Com’è noto la spes finis dei Bonaparte verso i Borbone non avrà gli esiti da quelli auspicati.  Ferdinando IV riprenderà il trono il 7 giugno del 1815, presto come Ferdinando I, Re delle Due Sicilie. E l’Ordine Costantiniano sopravviverà, dantescamente “tetragono ai colpi di ventura”.

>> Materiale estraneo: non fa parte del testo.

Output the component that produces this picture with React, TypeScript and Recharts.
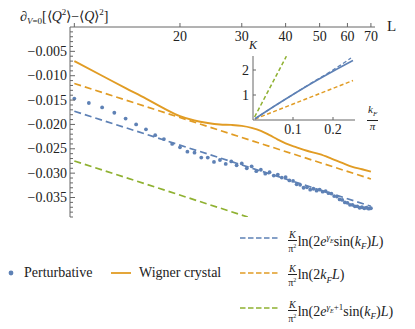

L’analisi istituzionale, storica e cavalleresca del Regno in tale travagliata congiuntura storica è stata condotta da Modugno attraverso documenti per massima parte inediti e con spazio e attenzione al contesto offerto dallo stato e dalla società del tempo. Così come la  ricostruzione degli avvenimenti  è stata basata su fonti assolutamente obiettive. Tutto ciò ha condotto ad una integrale demitizzazione, sia di vantate purezze libertarie nostrane e altrui (Triennio e Decennio ebbero spietatezze e prepotenze innumerevoli), sia d’una ipotetica “civilizzazione” recata dai Francesi al Regno di Napoli (allora modello di modernità industriale, assistenziale, organizzativa), sia infine di un odio popolare verso i Borbone, che non è mai esistito. La Restaurazione e l’esplicita volontà del Congresso di Vienna di riportare Ferdinando IV sul trono di Napoli, mostreranno – al suo ritorno nella Partenope – quanto il re fosse a sua volta amato da quel popolo i cui sentimenti verso la Corona muteranno ben dopo la sua morte. In tal modo questo lavoro di Modugno, Il Gran Maestro, si va – pur con metri personali – a porre in quella letteratura, sempre più vasta, che ai nostri giorni va rileggendo la storia del Sud e il periodo pre-risorgimentale con criteri di lucidità di sguardo e di rigore documentario da tempo attesi.

La strenua attenzione ai cerimoniali del tempo, alla musica e al teatro come palcoscenici dei poteri in auge, i tratti umani dei personaggi sovente in piena luce, uno stile sempre scorrevole ed elegante, completano un libro senz’altro da leggere e nel tempo confrontare e consultare come indubbio riferimento.